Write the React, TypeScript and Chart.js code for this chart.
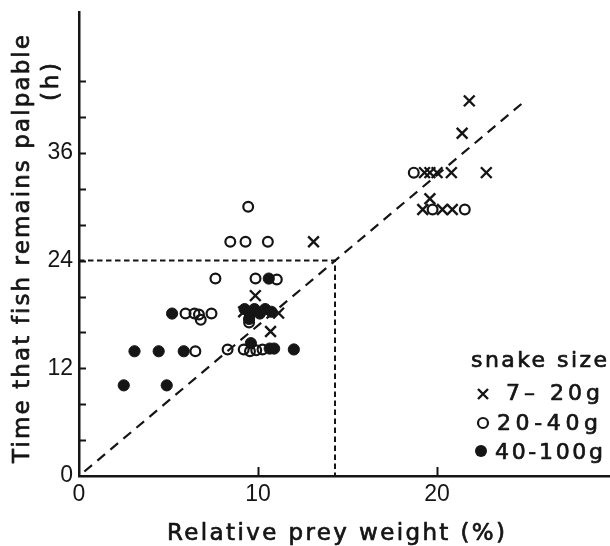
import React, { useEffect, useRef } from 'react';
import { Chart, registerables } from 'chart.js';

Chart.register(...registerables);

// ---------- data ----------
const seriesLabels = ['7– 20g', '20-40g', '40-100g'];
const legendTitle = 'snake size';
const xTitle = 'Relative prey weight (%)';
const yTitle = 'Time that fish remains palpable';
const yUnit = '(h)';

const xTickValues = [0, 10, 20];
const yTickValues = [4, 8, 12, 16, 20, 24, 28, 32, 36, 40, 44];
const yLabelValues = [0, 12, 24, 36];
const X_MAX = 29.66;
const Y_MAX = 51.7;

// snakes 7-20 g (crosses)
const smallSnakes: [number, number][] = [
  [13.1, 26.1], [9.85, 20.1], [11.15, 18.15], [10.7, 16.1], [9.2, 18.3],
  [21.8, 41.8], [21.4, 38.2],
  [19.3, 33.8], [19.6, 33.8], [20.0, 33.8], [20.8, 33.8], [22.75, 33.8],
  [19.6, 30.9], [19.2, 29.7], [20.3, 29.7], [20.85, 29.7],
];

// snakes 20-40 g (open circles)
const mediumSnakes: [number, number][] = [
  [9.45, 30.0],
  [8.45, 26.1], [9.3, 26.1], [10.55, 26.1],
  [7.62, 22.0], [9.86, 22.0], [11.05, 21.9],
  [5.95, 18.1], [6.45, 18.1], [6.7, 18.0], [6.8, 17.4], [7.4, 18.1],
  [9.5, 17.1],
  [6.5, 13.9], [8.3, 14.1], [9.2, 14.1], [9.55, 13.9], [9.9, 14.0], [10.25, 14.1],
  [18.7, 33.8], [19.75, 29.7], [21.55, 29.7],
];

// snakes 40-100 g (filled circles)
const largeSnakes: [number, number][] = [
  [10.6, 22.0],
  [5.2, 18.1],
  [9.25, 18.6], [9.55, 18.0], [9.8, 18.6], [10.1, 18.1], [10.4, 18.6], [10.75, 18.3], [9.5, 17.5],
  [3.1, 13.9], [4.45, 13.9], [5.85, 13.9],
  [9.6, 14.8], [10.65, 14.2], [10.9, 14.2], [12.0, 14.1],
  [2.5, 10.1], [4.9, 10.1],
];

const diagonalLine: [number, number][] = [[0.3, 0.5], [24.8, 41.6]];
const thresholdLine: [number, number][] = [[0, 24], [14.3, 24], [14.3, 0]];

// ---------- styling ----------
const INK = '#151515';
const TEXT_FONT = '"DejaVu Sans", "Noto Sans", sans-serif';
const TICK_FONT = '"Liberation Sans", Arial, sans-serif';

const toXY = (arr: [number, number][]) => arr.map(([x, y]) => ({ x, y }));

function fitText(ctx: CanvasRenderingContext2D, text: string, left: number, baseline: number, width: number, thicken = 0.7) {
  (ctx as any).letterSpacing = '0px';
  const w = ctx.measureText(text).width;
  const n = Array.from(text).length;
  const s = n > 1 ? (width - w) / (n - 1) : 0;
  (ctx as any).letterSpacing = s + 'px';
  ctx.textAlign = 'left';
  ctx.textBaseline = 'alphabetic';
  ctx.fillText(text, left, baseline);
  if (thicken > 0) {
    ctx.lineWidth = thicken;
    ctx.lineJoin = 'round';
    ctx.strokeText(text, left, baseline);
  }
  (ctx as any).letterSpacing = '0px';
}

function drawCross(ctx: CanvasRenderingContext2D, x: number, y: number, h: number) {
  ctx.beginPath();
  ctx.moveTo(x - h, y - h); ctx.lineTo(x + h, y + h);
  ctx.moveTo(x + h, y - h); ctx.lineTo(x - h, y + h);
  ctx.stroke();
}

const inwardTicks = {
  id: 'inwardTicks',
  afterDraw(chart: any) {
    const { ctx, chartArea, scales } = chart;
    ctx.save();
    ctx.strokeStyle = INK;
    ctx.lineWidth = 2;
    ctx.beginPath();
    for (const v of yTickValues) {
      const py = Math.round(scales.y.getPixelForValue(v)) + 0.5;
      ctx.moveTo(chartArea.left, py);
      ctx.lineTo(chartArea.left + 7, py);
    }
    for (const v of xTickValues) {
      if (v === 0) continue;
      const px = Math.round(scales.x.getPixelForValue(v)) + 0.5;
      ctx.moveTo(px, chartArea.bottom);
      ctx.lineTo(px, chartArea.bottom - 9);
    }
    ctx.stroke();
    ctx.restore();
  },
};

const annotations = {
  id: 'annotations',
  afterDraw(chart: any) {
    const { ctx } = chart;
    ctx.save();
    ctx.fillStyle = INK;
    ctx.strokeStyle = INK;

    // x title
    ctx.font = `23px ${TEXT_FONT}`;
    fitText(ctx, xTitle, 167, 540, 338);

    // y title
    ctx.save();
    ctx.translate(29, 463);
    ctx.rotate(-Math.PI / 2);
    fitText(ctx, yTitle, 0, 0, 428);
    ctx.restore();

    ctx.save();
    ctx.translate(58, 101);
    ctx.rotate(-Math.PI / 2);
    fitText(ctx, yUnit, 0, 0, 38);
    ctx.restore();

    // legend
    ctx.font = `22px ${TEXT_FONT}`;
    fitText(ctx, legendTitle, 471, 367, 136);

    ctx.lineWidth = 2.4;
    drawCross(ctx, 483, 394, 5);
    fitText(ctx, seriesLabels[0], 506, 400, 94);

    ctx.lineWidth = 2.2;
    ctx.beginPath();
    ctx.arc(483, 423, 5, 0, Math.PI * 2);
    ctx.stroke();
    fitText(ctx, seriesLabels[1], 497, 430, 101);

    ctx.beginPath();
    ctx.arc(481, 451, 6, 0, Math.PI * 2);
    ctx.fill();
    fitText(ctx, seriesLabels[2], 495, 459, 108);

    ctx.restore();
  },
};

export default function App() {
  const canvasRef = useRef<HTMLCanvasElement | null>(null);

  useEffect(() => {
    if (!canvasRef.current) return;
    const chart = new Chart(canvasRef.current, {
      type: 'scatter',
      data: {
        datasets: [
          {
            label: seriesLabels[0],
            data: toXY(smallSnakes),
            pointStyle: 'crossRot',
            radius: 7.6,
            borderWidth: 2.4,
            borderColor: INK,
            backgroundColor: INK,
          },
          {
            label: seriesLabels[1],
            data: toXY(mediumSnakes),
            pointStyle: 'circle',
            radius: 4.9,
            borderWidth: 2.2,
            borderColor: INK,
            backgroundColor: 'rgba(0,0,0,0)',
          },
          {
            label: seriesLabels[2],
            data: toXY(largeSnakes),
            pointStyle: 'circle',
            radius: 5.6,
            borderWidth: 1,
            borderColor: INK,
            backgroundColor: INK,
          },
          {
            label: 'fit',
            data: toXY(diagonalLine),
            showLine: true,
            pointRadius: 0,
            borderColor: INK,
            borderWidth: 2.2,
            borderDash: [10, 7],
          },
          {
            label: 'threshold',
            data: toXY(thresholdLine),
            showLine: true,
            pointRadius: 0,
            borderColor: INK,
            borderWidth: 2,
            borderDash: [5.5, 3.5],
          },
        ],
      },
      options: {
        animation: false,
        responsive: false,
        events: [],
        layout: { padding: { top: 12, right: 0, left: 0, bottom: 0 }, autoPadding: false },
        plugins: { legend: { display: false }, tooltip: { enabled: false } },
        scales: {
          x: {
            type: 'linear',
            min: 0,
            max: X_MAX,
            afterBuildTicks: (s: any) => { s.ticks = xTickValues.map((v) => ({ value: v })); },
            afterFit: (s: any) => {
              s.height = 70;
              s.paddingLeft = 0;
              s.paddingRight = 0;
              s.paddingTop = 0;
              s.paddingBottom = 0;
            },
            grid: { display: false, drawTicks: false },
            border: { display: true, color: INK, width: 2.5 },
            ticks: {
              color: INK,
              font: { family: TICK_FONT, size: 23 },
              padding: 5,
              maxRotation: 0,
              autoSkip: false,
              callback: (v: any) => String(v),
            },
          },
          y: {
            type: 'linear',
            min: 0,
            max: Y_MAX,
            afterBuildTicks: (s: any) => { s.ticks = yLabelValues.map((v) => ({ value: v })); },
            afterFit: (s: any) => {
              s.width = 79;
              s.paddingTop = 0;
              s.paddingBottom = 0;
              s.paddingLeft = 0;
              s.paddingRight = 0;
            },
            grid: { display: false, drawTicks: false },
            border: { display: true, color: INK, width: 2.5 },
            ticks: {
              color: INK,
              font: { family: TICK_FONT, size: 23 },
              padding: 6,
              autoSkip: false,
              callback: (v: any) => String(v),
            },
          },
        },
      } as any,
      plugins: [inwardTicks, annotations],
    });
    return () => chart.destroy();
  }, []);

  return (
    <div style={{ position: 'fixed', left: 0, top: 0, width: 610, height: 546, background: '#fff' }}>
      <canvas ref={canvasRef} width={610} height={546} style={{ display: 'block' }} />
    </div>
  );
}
◇ ◇ ◇ ◇ ◇ ◇ ◇
GOAL: Using the material above, state how many lines include the string "React". Answer with a single number.

EXPECTED OUTPUT: 2